Économie de carburant, sauvetage en mer et recherches sur le climat

« Au début, notre business model consistait à vendre les données obtenues. Maintenant, nous migrons progressivement vers de la fourniture de services à valeur ajoutée à destination de différents secteurs » explique Yann Guichoux. Dans le domaine du transport maritime, plutôt que de vendre directement des données à des compagnies qui ne savent ni les traiter ni les utiliser, la start-up fournira des routes de navigation optimales pour permettre aux navires d’exploiter les courants porteurs et d’économiser ainsi du carburant. Par ailleurs, un système de monitoring est prévu à destination des sociétés de l’offshore pétrolier. Il alertera en temps réel sur la présence de tourbillons capables de perturber les opérations de forage, de causer des dégâts matériels et le rejet de polluants dans l’océan. Yann Guichoux prévoit également le développement d’un outil de prédiction de dérive pour le sauvetage en mer, qui fournira une estimation de la position d’un homme à la dérive pour aiguiller les recherches. Enfin, la start-up s’intéresse également à la fourniture de données pour la recherche sur l’évolution du climat, pour déterminer, par exemple, le ralentissement du courant du Gulf Stream.

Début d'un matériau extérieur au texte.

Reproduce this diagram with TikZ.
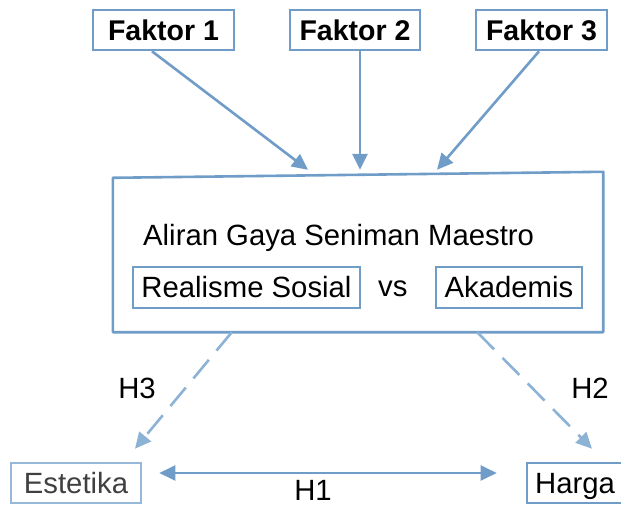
\documentclass[tikz,border=0pt]{standalone}
\usepackage{fontspec}
\setmainfont{Liberation Sans}
\usetikzlibrary{arrows.meta}
\definecolor{bl}{RGB}{112,156,200}
\definecolor{bllight}{RGB}{140,178,214}
\definecolor{estb}{RGB}{150,185,218}
\definecolor{esttext}{RGB}{64,64,64}
\begin{document}
\begin{tikzpicture}[x=1pt,y=-1pt,
  big/.style={font=\fontsize{29.3}{31}\selectfont},
  bigb/.style={font=\fontsize{28.5}{30}\selectfont\bfseries},
  box/.style={draw=bl,line width=2.6pt,rectangle,inner sep=0pt,big,text height=20.8pt,text depth=0pt},
  arr/.style={draw=bl,line width=2.6pt,-{Triangle[length=16pt,width=15pt]}},
  dasharr/.style={draw=bllight,line width=2.6pt,dash pattern=on 24pt off 12pt,-{Triangle[length=16pt,width=15pt]}},
  lbl/.style={big,inner sep=0pt}
]
\useasboundingbox (0,0) rectangle (621,505);

% top factor boxes
\node[box,bigb,minimum width=141pt,minimum height=40pt] (f1) at (163.5,30) {Faktor 1};
\node[box,bigb,minimum width=130pt,minimum height=40pt] (f2) at (355,30) {Faktor 2};
\node[box,bigb,minimum width=131pt,minimum height=40pt] (f3) at (541.5,30) {Faktor 3};

% main box
\node[inner sep=0pt,minimum width=490pt,minimum height=154pt] (main) at (358,255) {};
\draw[bl,line width=2.6pt,line join=round] (main.north west) -- ([yshift=6pt]main.north east) -- (main.south east) -- (main.south west) -- cycle;
\node[lbl,anchor=base west] (aliran) at (143,245) {Aliran Gaya Seniman Maestro};
\node[box,minimum width=227pt,minimum height=41pt] (rs) at (246.5,287.5) {Realisme Sosial};
\node[lbl,anchor=base west] (vs) at (378,296) {vs};
\node[box,minimum width=146pt,minimum height=41pt] (ak) at (509,287.5) {Akademis};

% bottom boxes
\node[box,draw=estb,text=esttext,minimum width=130pt,minimum height=40pt] (est) at (76,483) {Estetika};
\node[box,minimum width=96pt,minimum height=40pt] (harga) at (575,483) {Harga};

% arrows from factors
\draw[arr] ([xshift=-11.5pt]f1.south) -- ([xshift=-50pt,yshift=8pt]main.north);
\draw[arr] ([xshift=5pt]f2.south) -- ([xshift=2pt,yshift=8pt]main.north);
\draw[arr] ([xshift=-2.5pt]f3.south) -- ([xshift=79pt,yshift=8pt]main.north);

% dashed hypotheses
\draw[dasharr] ([xshift=119pt]main.south west) -- ([xshift=59pt,yshift=13pt]est.north);
\draw[dasharr] ([xshift=-126pt]main.south east) -- ([xshift=17pt,yshift=13pt]harga.north);

% H1 double arrow
\draw[draw=bl,line width=2.4pt,{Triangle[length=16pt,width=15pt]}-{Triangle[length=16pt,width=15pt]}] ([xshift=17pt,yshift=10pt]est.east) -- ([xshift=-29pt,yshift=10pt]harga.west);

% labels
\node[lbl] (h3) at (137,388) {H3};
\node[lbl] (h2) at (590,388) {H2};
\node[lbl] (h1) at (313,490) {H1};
\end{tikzpicture}
\end{document}
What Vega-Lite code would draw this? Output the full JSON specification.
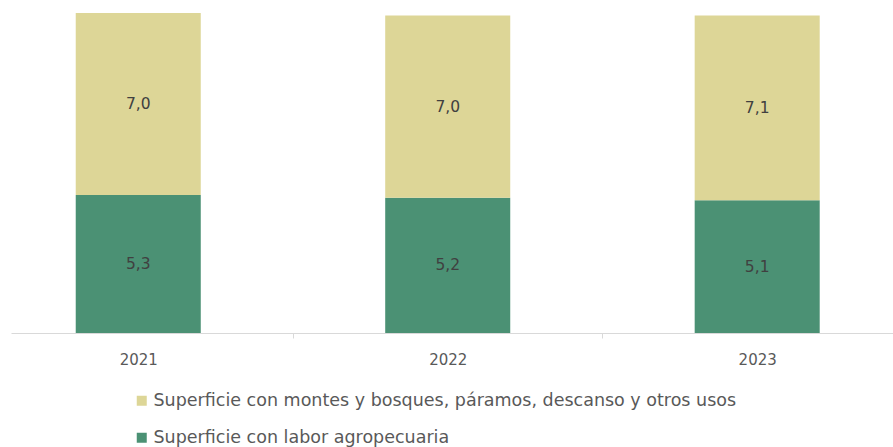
{
  "$schema": "https://vega.github.io/schema/vega-lite/v6.json",
  "width": 882,
  "height": 333,
  "autosize": {"type": "none"},
  "padding": {"left": 11, "top": 0, "right": 0, "bottom": 114},
  "background": "white",
  "config": {
    "view": {"stroke": null},
    "font": "DejaVu Sans",
    "locale": {"number": {"decimal": ",", "thousands": ".", "grouping": [3], "currency": ["", ""]}}
  },
  "data": {
    "values": [
      {"anio": "2021", "tipo": "Superficie con labor agropecuaria", "orden": 1, "valor": 5.3},
      {"anio": "2021", "tipo": "Superficie con montes y bosques, páramos, descanso y otros usos", "orden": 2, "valor": 7.0},
      {"anio": "2022", "tipo": "Superficie con labor agropecuaria", "orden": 1, "valor": 5.2},
      {"anio": "2022", "tipo": "Superficie con montes y bosques, páramos, descanso y otros usos", "orden": 2, "valor": 7.0},
      {"anio": "2023", "tipo": "Superficie con labor agropecuaria", "orden": 1, "valor": 5.1},
      {"anio": "2023", "tipo": "Superficie con montes y bosques, páramos, descanso y otros usos", "orden": 2, "valor": 7.1}
    ]
  },
  "encoding": {
    "x": {
      "field": "anio",
      "type": "nominal",
      "scale": {"paddingInner": 0.596, "paddingOuter": 0.223, "align": 0.469},
      "axis": {
        "title": null,
        "labelAngle": 0,
        "labelFontSize": 15,
        "labelColor": "#595959",
        "labelPadding": 14,
        "domainColor": "#d9d9d9",
        "domainWidth": 1,
        "tickColor": "#d9d9d9",
        "tickSize": 5,
        "tickOffset": 154.75,
        "labelOffset": -154.75
      }
    },
    "y": {
      "field": "valor",
      "type": "quantitative",
      "stack": "zero",
      "scale": {"domain": [0, 12.8], "nice": false},
      "axis": null
    },
    "order": {"field": "orden", "type": "quantitative"}
  },
  "layer": [
    {
      "mark": {"type": "bar"},
      "encoding": {
        "color": {
          "field": "tipo",
          "type": "nominal",
          "scale": {
            "domain": ["Superficie con montes y bosques, páramos, descanso y otros usos", "Superficie con labor agropecuaria"],
            "range": ["#DDD697", "#4B9174"]
          },
          "legend": {
            "title": null,
            "orient": "none",
            "legendX": 122,
            "legendY": 392,
            "direction": "vertical",
            "padding": 0,
            "symbolType": "square",
            "symbolSize": 100,
            "symbolStrokeWidth": 0,
            "labelFontSize": 17.5,
            "labelColor": "#595959",
            "labelLimit": 0,
            "labelOffset": 3,
            "rowPadding": 18
          }
        }
      }
    },
    {
      "mark": {"type": "text", "fontSize": 15.5, "color": "#404040"},
      "encoding": {
        "y": {"field": "valor", "type": "quantitative", "stack": "zero", "bandPosition": 0.5},
        "text": {"field": "valor", "type": "quantitative", "format": ".1f"}
      }
    }
  ]
}
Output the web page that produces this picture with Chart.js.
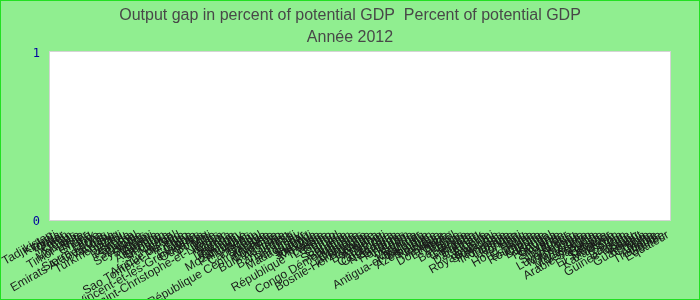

Mais eOdyn ne s’arrêtera pas là. À partir de la même base algorithmique, modifiée avec d’importantes variantes, la start-up travaille sur de nouveaux projets de mesures de la houle et du vent, qui sortiront courant 2018. « Un navire est un mobile sur l’eau, soumis aux contraintes des courants, de la houle et des vagues. Lorsque l’on regarde les données et leur analyse, on a une signature sur ces trois paramètres » affirme Yann Guichoux. Ainsi, avec le développement de nouveaux outils basés sur l’observation de ces phénomènes, de nouveaux champs d’application restent encore à découvrir.